Ms. Farrell knows the reality of anti-Black racism after living on both sides of the Canada-U.S. border.

The situation is much the same on either side of the divide, she says.

“It is not just in the States, it is right here – the tactics might not be as brutal, but it is still there and it is almost to the point of, ‘We’re going to fight for that cause, just as long as you don’t come to our neighbourhood.’ That is the reality and once you enter into the neighbourhood, so to speak, then you are watched.”

Aurora, she says, is not immune to this way of thinking.

She gives what she describes as a “middle of the road example” as the “worst and the best might be a bit too much.”

That middle road came approximately eight years ago when she began work on her century home, now known as The Blueprint House for its bold blue paint with white markings inspired by architect drawings.
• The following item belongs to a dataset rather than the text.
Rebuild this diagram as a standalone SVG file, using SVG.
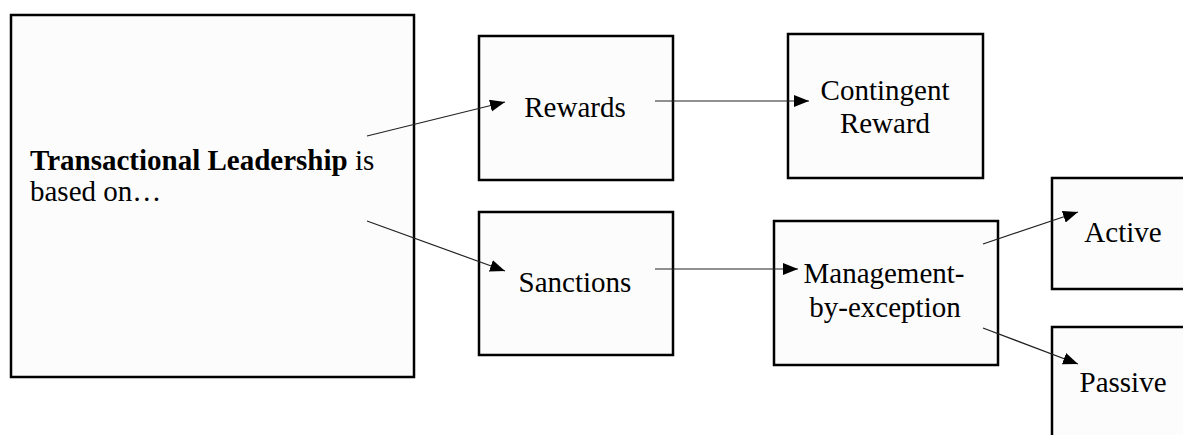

“I was taking off the [old] siding – a homeowner can do that – but, in the course of me taking off siding I had nine government officials [come by],” she says, before pausing. “I can barely say it because it is almost fresh. I couldn’t believe it. They were questioning me. Because I am an architect, I know good and well there is no bylaw that says you can’t take off your own siding. People will say, ‘Oh, that is a coincidence,’ or ‘Oh, that has nothing to do with skin colour,’ but it absolutely does because that would not happen to another neighbour that is not my skin colour. I was shocked and dumbfounded, but I just kept plugging away because I knew very well there was nothing anyone could do.”

But, did this challenge galvanize her forward or cause her to shrink back?

“That’s the thing about racial equality,” she says. “When you’re born with a pigmentation, you learn very early to fight,” she says. “Within this community, I have been told, ‘You’re angry,’ and they put these titles on you. The reality is it is really unfair that because of your pigmentation you have to go that extra mile. You have to stand taller, you have to stand your ground, and when that wrong is thrust upon you, you have to stand tall and say, ‘No, this is wrong.’ Did I press on? Of course!”

The resulting Blueprint House stands just a stone’s throw, fittingly, from Town Park, which was the site of a thousand-person Solidarity March inspired by the Black Lives Matter movement. Ms. Farrell says she was thrilled such an event was able to take place here as it is important for people to understand, “If injustice happens to one, it happens to all.”

Now, her art stands as testimony to that sentiment.

“Artists have a very important responsibility for changing the human condition and I find that, through art, you are able to speak change in a more gentle yet strong way,” she says. “It has that strength and softness. People can enter into art a little bit easier than through an all-out confrontation. It is not necessarily just through speaking and yelling, but maybe it is easier entering through something like art.

“I want people to take away the urgency, that we need to unify our differences, unify our ethnicities. We are a multicultural society and all our voices need to be heard.”